Anyone who's worked in an office of a certain vintage has had the experience of opening a supply closet and being transported into the long, long ago. Older offices never seem to divest themselves of equipment, regardless of whether it was purchased in a year beginning with "195," and looking at this stuff -- way back behind such modern items as toner cartridges and Post-Its -- can give one the curious feeling of having been hurled backward in time. Reinforcements? A two-hole punch? When even that shiny fax paper that comes in a roll is the sort of thing you expect to see in a segment on I Love The '80s, Liquid Paper seems like an artifact that might be unearthed at an archeological dig.

In the last office in which this commentator toiled, a coffee mug full of pens and such had been left behind, and in it was a letter opener. It may have been the first time I ever handled a letter opener, but since my job involved opening all the office's general mail, I spent at least a half-hour every day wielding that bad boy as I expertly sliced through envelopes of all sizes, weights, and new-to-recycled ratios. In time, I could no longer think of it as a relic of a bygone age, but came to appreciate it as an indispensable tool.
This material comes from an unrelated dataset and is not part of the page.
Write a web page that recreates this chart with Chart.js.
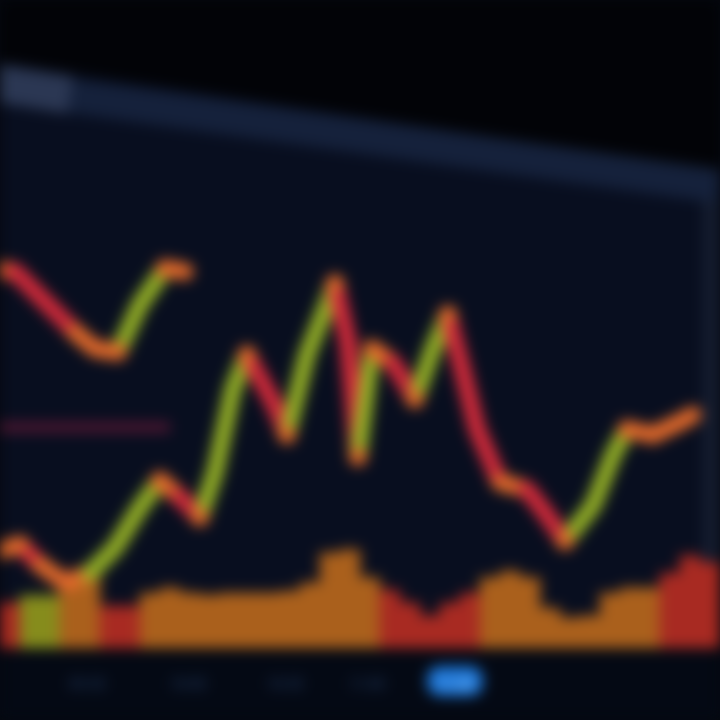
<!DOCTYPE html>
<html>
<head>
<meta charset="utf-8">
<script src="https://cdn.jsdelivr.net/npm/chart.js@4.4.1/dist/chart.umd.min.js"></script>
<style>
  html, body { margin: 0; padding: 0; background: #05080f; overflow: hidden; }
  #wrap { width: 720px; height: 720px; position: relative; }
  canvas { filter: blur(7px); }
</style>
</head>
<body>
<div id="wrap"><canvas id="c" width="720" height="720"></canvas></div>
<script>
// ---- data ----
const mainTime  = [0, 2, 4, 6.5, 9, 11.5, 14, 16, 18, 20, 21.5, 23.3, 24.7, 27.3, 28.7, 30.7, 32.7, 33.5, 34.8, 35.8, 37.2, 39.3, 41.5, 43.3, 44.8, 46.3, 47.7, 50, 52.7, 54.7, 56.5, 59.3, 61.3, 62.7, 65.3, 68, 69.3];
const mainPrice = [15.0, 16.0, 12.9, 10.1, 11.6, 15.5, 21.7, 25.9, 23.3, 20.2, 27.1, 40.0, 45.3, 38.0, 32.9, 45.3, 53.0, 56.3, 47.3, 29.5, 46.2, 44.0, 38.4, 46.2, 51.5, 42.6, 33.8, 25.6, 24.5, 20.5, 16.5, 22.0, 29.8, 33.8, 32.9, 34.9, 36.0];

const prevTime  = [0, 1.5, 3.5, 5.5, 7.5, 9.5, 11.8, 14, 16.5, 18.5];
const prevPrice = [58.4, 58.1, 55.0, 51.9, 48.8, 46.2, 45.7, 53.0, 58.6, 58.1];

const refTime  = [0, 17];
const refLevel = [34.1, 34.1];

const volTime = [1, 3, 5, 7, 9, 11, 13, 15, 17, 19, 21, 23, 25, 27, 29, 31, 33, 35, 37, 39, 41, 43, 45, 47, 49, 51, 53, 55, 57, 59, 61, 63, 65, 67, 69, 71];
const volume  = [7.0, 8.1, 8.1, 11.5, 11.0, 6.5, 6.5, 8.5, 9.3, 8.5, 8.2, 8.5, 8.5, 8.5, 8.8, 10.1, 14.7, 15.2, 10.9, 9.0, 7.0, 5.0, 7.0, 8.5, 10.9, 11.9, 10.9, 6.2, 4.7, 5.0, 8.5, 9.3, 9.3, 11.6, 14.3, 13.2];
const volDir  = ['down','up','up','flat','flat','down','down','flat','flat','flat','flat','flat','flat','flat','flat','flat','flat','flat','flat','down','down','down','down','down','flat','flat','flat','flat','flat','flat','flat','flat','flat','down','down','down'];

const tickTimes  = [8.7, 18.8, 28.5, 36.7, 45.5];
const tickLabels = ['09:30', '10:00', '10:30', '11:00', '11:30'];
const activeTick = 4;

// ---- styles ----
const UP = '#94b025', DOWN = '#d42a3a', FLAT = '#e2692a';
const VOLC = { up: '#868c1c', down: '#a82a22', flat: '#aa601c' };

function segColor(ctx) {
  const dx = ctx.p1.parsed.x - ctx.p0.parsed.x;
  const s = (ctx.p1.parsed.y - ctx.p0.parsed.y) / (dx || 1);
  if (s > 1.3) return UP;
  if (s < -1.3) return DOWN;
  return FLAT;
}
function extremaRadius(ctx) {
  const d = ctx.dataset.data, i = ctx.dataIndex;
  if (i === 0 || i === d.length - 1) return 0;
  const a = d[i-1].y, b = d[i].y, c = d[i+1].y;
  return ((b > a && b > c) || (b < a && b < c)) ? 9 : 0;
}

const bgPlugin = {
  id: 'bg',
  beforeDraw(chart) {
    const c = chart.ctx, W = chart.width, H = chart.height;
    c.save();
    c.fillStyle = '#080e1f';
    c.fillRect(0, 0, W, H);
    // dark upper area
    c.fillStyle = '#020307';
    c.beginPath();
    c.moveTo(0, 0); c.lineTo(W, 0); c.lineTo(W, 172); c.lineTo(0, 62); c.closePath();
    c.fill();
    // diagonal light band
    c.strokeStyle = 'rgba(30,46,78,0.6)';
    c.lineWidth = 34;
    c.beginPath(); c.moveTo(0, 86); c.lineTo(W, 186); c.stroke();
    c.strokeStyle = 'rgba(52,66,94,0.7)';
    c.lineWidth = 38;
    c.beginPath(); c.moveTo(-10, 82); c.lineTo(70, 95); c.stroke();
    // right screen edge
    c.fillStyle = 'rgba(30,40,60,0.6)';
    c.fillRect(703, 200, 17, 445);
    // bottom strip
    c.fillStyle = '#040914';
    c.fillRect(0, 648, W, H - 648);
    // highlighted tick pill
    const xs = chart.scales.x;
    const px = xs.getPixelForValue(tickTimes[activeTick]);
    c.fillStyle = '#1a72d2';
    c.beginPath();
    c.roundRect(px - 28, 666, 56, 30, 13);
    c.fill();
    c.restore();
  }
};

new Chart(document.getElementById('c'), {
  data: {
    datasets: [
      {
        type: 'line', label: 'Price', order: 1,
        data: mainTime.map((t, i) => ({ x: t, y: mainPrice[i] })),
        borderWidth: 17, borderCapStyle: 'round', borderJoinStyle: 'round',
        segment: { borderColor: segColor },
        borderColor: FLAT,
        pointRadius: extremaRadius, pointBackgroundColor: FLAT, pointBorderWidth: 0,
        tension: 0
      },
      {
        type: 'line', label: 'Previous', order: 2,
        data: prevTime.map((t, i) => ({ x: t, y: prevPrice[i] })),
        borderWidth: 17, borderCapStyle: 'round', borderJoinStyle: 'round',
        segment: { borderColor: segColor },
        borderColor: FLAT,
        pointRadius: extremaRadius, pointBackgroundColor: FLAT, pointBorderWidth: 0,
        tension: 0
      },
      {
        type: 'line', label: 'Reference', order: 3,
        data: refTime.map((t, i) => ({ x: t, y: refLevel[i] })),
        borderColor: 'rgba(90,24,52,0.9)', borderWidth: 10, pointRadius: 0
      },
      {
        type: 'bar', label: 'Volume', order: 4,
        data: volTime.map((t, i) => ({ x: t, y: volume[i] })),
        backgroundColor: volDir.map(d => VOLC[d]),
        borderWidth: 0, barPercentage: 1, categoryPercentage: 1
      }
    ]
  },
  options: {
    responsive: false, animation: false,
    layout: { padding: { left: 0, right: 0, top: 0, bottom: 5 } },
    plugins: { legend: { display: false }, tooltip: { enabled: false } },
    scales: {
      x: {
        type: 'linear', min: 0, max: 72, offset: false,
        grid: { display: false }, border: { display: false },
        afterBuildTicks: s => { s.ticks = tickTimes.map(v => ({ value: v })); },
        ticks: {
          autoSkip: false, maxRotation: 0, padding: 21,
          font: { family: 'Roboto', size: 14, weight: 'bold' },
          color: ctx => ctx.index === activeTick ? '#7fc0ff' : '#1d3152',
          callback: (v, i) => tickLabels[i]
        }
      },
      y: { display: false, min: 0, max: 100 }
    }
  },
  plugins: [bgPlugin]
});
</script>
</body>
</html>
Then I left that job, started getting a normal amount of mail, and never even thought about the letter opener until...well, earlier today, frankly. But that letter opener and I -- we had some good times.

The Case For Bill Nighy

Not being British -- and therefore missing his work in such projects as Kavanagh QC and something called Indian Summer that isn't about a decrepit camp and doesn't feature a fetal Kimberly Williams (pre-Paisley), we came late to the Bill Nighy party. When he was suddenly all over the TV spots for Still Crazy, about an aging rock group, he seemed both so alien to us and so completely desiccated in the Ron Wood mold that we weren't sure it wasn't a documentary about some British band that was big in the early '70s but that we'd only kind of heard of: "Is it about Motor...Oyster...Finger?" But, turns out Nighy was just a really good actor. (A British guy in his fifties, and a good actor -- what are the odds?)

Still Crazy may have been a turning point in Nighy's career; by the time he played a variation on it in Love Actually, he'd managed to fit in an irresponsible father in a quaint British period piece (I Capture The Castle), a flamboyant celebrity hairdresser (Blow Dry), and some kind of vampire overlord (Underworld). Now he's delighting culty Anglophiles in Shaun Of The Dead and The Hitchhiker's Guide To The Galaxy, portraying buttoned-up diplomats both principled (The Girl In The Café) and villainous (The Constant Gardener), and...playing a vampire overlord again (the current Underworld sequel). We're not quite sure what playing "Davey Jones" (locker, not Monkee) entails, but since he's doing it in the Pirates Of The Caribbean sequels, we're keen to find out. Suddenly, it's as though Bill Nighy is everywhere you want to be. And, also, in Underworld.

The Decision

Two choices stand before us, and make our task a challenge: both are elegant, classic, thin as knife blades.

It's true that a letter opener can be a beautiful and handy implement in the orderly disposal of mail. But in the normal course of events for an average person, it's not strictly necessary. Unless all your correspondence is being saved for you in your carefully catalogued private archives, it's not that important that your used envelopes remain unmangled: if they're just going in the recycling box anyway, go ahead and wreck them by sliding your index finger under that little bit of the fold that never quite gets stuck all the way down. We all do it.

Much as we were never aware of the utility of a letter opener until one showed up in our path, so did we fail to appreciate Bill Nighy until he either quit making so many British movies, or we started watching more of them. We may be able to manage envelopes if letter openers were to get wiped off the face of the earth, but there are so many poor performers who blunder into a movie and, being all thumbs, make an irreparable mess of it that we need a Nighy to show up in a scene and slice through it cleanly.